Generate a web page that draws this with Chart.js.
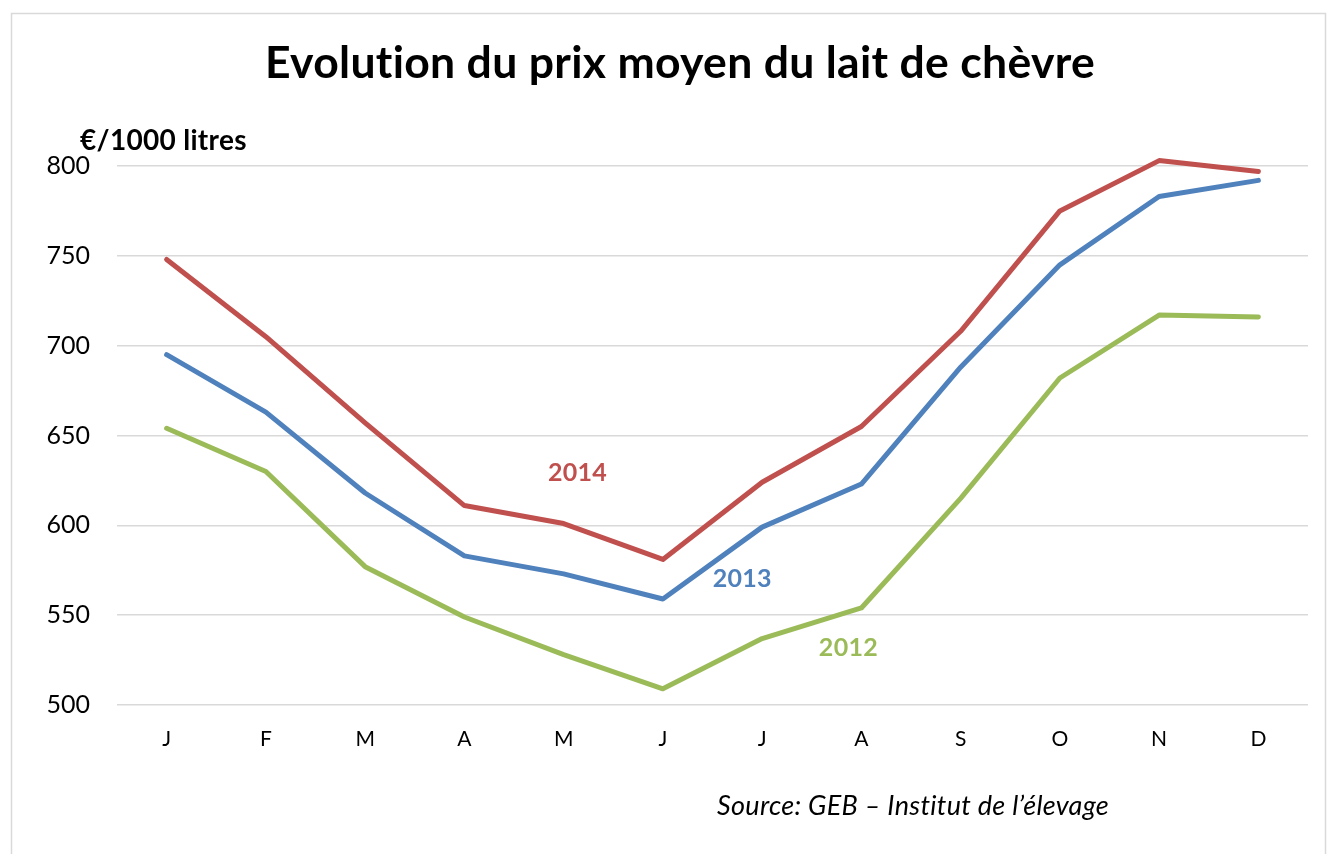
<!DOCTYPE html>
<html>
<head>
<meta charset="utf-8">
<script src="https://cdn.jsdelivr.net/npm/chart.js@4"></script>
<style>
    html, body { margin: 0; padding: 0; background: #fff; }
    #wrap { width: 1333px; height: 854px; position: relative; }
</style>
</head>
<body>
<div id="wrap"><canvas id="milkChart"></canvas></div>
<script>
const months = ["J", "F", "M", "A", "M", "J", "J", "A", "S", "O", "N", "D"];
const years = ["2014", "2013", "2012"];
const price2014 = [748, 705, 657, 611, 601, 581, 624, 655, 708, 775, 803, 797];
const price2013 = [695, 663, 618, 583, 573, 559, 599, 623, 688, 745, 783, 792];
const price2012 = [654, 630, 577, 549, 528, 509, 537, 554, 615, 682, 717, 716];
const yTicks = [500, 550, 600, 650, 700, 750, 800];

const colors = ["#c0504d", "#4f81bd", "#9bbb59"];
const font = "Lato, 'Open Sans', sans-serif";

// where the year labels sit, in data units (category index, value)
const yearLabelPos = [[4.14, 629], [5.8, 570], [6.87, 532]];

const decorations = {
    id: "decorations",
    beforeDraw(chart) {
        const ctx = chart.ctx;
        ctx.save();
        ctx.strokeStyle = "#d9d9d9";
        ctx.lineWidth = 1.5;
        ctx.beginPath();
        ctx.moveTo(11.5, 860);
        ctx.lineTo(11.5, 13.5);
        ctx.lineTo(1325.5, 13.5);
        ctx.lineTo(1325.5, 860);
        ctx.stroke();
        ctx.restore();
    },
    afterDraw(chart) {
        const ctx = chart.ctx;
        const x = chart.scales.x;
        const y = chart.scales.y;
        ctx.save();
        ctx.letterSpacing = "0.3px";
        ctx.fillStyle = "#000";
        ctx.textAlign = "center";
        ctx.textBaseline = "middle";
        ctx.font = "bold 44.5px " + font;
        ctx.fillText("Evolution du prix moyen du lait de chèvre", 680, 64);

        ctx.textAlign = "left";
        ctx.font = "bold 28px " + font;
        ctx.fillText("€/1000 litres", 80, 141);

        ctx.textAlign = "center";
        ctx.font = "italic 27px " + font;
        ctx.fillText("Source: GEB – Institut de l’élevage", 913, 806);

        ctx.font = "bold 25px " + font;
        years.forEach((yr, i) => {
            ctx.fillStyle = colors[i];
            const px = x.left + (yearLabelPos[i][0] + 0.5) * (x.width / months.length);
            ctx.fillText(yr, px, y.getPixelForValue(yearLabelPos[i][1]));
        });
        ctx.restore();
    }
};

const series = [price2014, price2013, price2012];

new Chart(document.getElementById("milkChart"), {
    type: "line",
    data: {
        labels: months,
        datasets: series.map((d, i) => ({
            label: years[i],
            data: d,
            borderColor: colors[i],
            borderWidth: 5,
            pointRadius: 0,
            tension: 0,
            clip: false,
            borderCapStyle: "round",
            borderJoinStyle: "round"
        }))
    },
    options: {
        responsive: true,
        maintainAspectRatio: false,
        animation: false,
        layout: { padding: { top: 166, left: 0, right: 25, bottom: 0 } },
        plugins: {
            legend: { display: false },
            title: { display: false },
            tooltip: { enabled: false }
        },
        scales: {
            x: {
                offset: true,
                grid: { display: false, drawTicks: false },
                border: { display: false },
                ticks: { color: "#000", font: { family: font, size: 21 }, padding: 22, maxRotation: 0, autoSkip: false },
                afterFit(scale) { scale.height = 149; }
            },
            y: {
                min: 500,
                max: 800,
                afterBuildTicks(scale) { scale.ticks = yTicks.map(v => ({ value: v })); },
                grid: { color: "#d9d9d9", lineWidth: 1.5, drawTicks: false },
                border: { display: false },
                ticks: { color: "#000", font: { family: font, size: 25 }, padding: 27 },
                afterFit(scale) { scale.width = 117; }
            }
        }
    },
    plugins: [decorations]
});
</script>
</body>
</html>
########
Make an exact copy of all the material, but keep the pictures out of it.

Generate a web page that draws this with Chart.js.
<!DOCTYPE html>
<html>
<head>
<meta charset="utf-8">
<script src="https://cdn.jsdelivr.net/npm/chart.js@4"></script>
<style>
    html, body { margin: 0; padding: 0; background: #fff; }
    #wrap { width: 1333px; height: 854px; position: relative; }
</style>
</head>
<body>
<div id="wrap"><canvas id="milkChart"></canvas></div>
<script>
const months = ["J", "F", "M", "A", "M", "J", "J", "A", "S", "O", "N", "D"];
const years = ["2014", "2013", "2012"];
const price2014 = [748, 705, 657, 611, 601, 581, 624, 655, 708, 775, 803, 797];
const price2013 = [695, 663, 618, 583, 573, 559, 599, 623, 688, 745, 783, 792];
const price2012 = [654, 630, 577, 549, 528, 509, 537, 554, 615, 682, 717, 716];
const yTicks = [500, 550, 600, 650, 700, 750, 800];

const colors = ["#c0504d", "#4f81bd", "#9bbb59"];
const font = "Lato, 'Open Sans', sans-serif";

// where the year labels sit, in data units (category index, value)
const yearLabelPos = [[4.14, 629], [5.8, 570], [6.87, 532]];

const decorations = {
    id: "decorations",
    beforeDraw(chart) {
        const ctx = chart.ctx;
        ctx.save();
        ctx.strokeStyle = "#d9d9d9";
        ctx.lineWidth = 1.5;
        ctx.beginPath();
        ctx.moveTo(11.5, 860);
        ctx.lineTo(11.5, 13.5);
        ctx.lineTo(1325.5, 13.5);
        ctx.lineTo(1325.5, 860);
        ctx.stroke();
        ctx.restore();
    },
    afterDraw(chart) {
        const ctx = chart.ctx;
        const x = chart.scales.x;
        const y = chart.scales.y;
        ctx.save();
        ctx.letterSpacing = "0.3px";
        ctx.fillStyle = "#000";
        ctx.textAlign = "center";
        ctx.textBaseline = "middle";
        ctx.font = "bold 44.5px " + font;
        ctx.fillText("Evolution du prix moyen du lait de chèvre", 680, 64);

        ctx.textAlign = "left";
        ctx.font = "bold 28px " + font;
        ctx.fillText("€/1000 litres", 80, 141);

        ctx.textAlign = "center";
        ctx.font = "italic 27px " + font;
        ctx.fillText("Source: GEB – Institut de l’élevage", 913, 806);

        ctx.font = "bold 25px " + font;
        years.forEach((yr, i) => {
            ctx.fillStyle = colors[i];
            const px = x.left + (yearLabelPos[i][0] + 0.5) * (x.width / months.length);
            ctx.fillText(yr, px, y.getPixelForValue(yearLabelPos[i][1]));
        });
        ctx.restore();
    }
};

const series = [price2014, price2013, price2012];

new Chart(document.getElementById("milkChart"), {
    type: "line",
    data: {
        labels: months,
        datasets: series.map((d, i) => ({
            label: years[i],
            data: d,
            borderColor: colors[i],
            borderWidth: 5,
            pointRadius: 0,
            tension: 0,
            clip: false,
            borderCapStyle: "round",
            borderJoinStyle: "round"
        }))
    },
    options: {
        responsive: true,
        maintainAspectRatio: false,
        animation: false,
        layout: { padding: { top: 166, left: 0, right: 25, bottom: 0 } },
        plugins: {
            legend: { display: false },
            title: { display: false },
            tooltip: { enabled: false }
        },
        scales: {
            x: {
                offset: true,
                grid: { display: false, drawTicks: false },
                border: { display: false },
                ticks: { color: "#000", font: { family: font, size: 21 }, padding: 22, maxRotation: 0, autoSkip: false },
                afterFit(scale) { scale.height = 149; }
            },
            y: {
                min: 500,
                max: 800,
                afterBuildTicks(scale) { scale.ticks = yTicks.map(v => ({ value: v })); },
                grid: { color: "#d9d9d9", lineWidth: 1.5, drawTicks: false },
                border: { display: false },
                ticks: { color: "#000", font: { family: font, size: 25 }, padding: 27 },
                afterFit(scale) { scale.width = 117; }
            }
        }
    },
    plugins: [decorations]
});
</script>
</body>
</html>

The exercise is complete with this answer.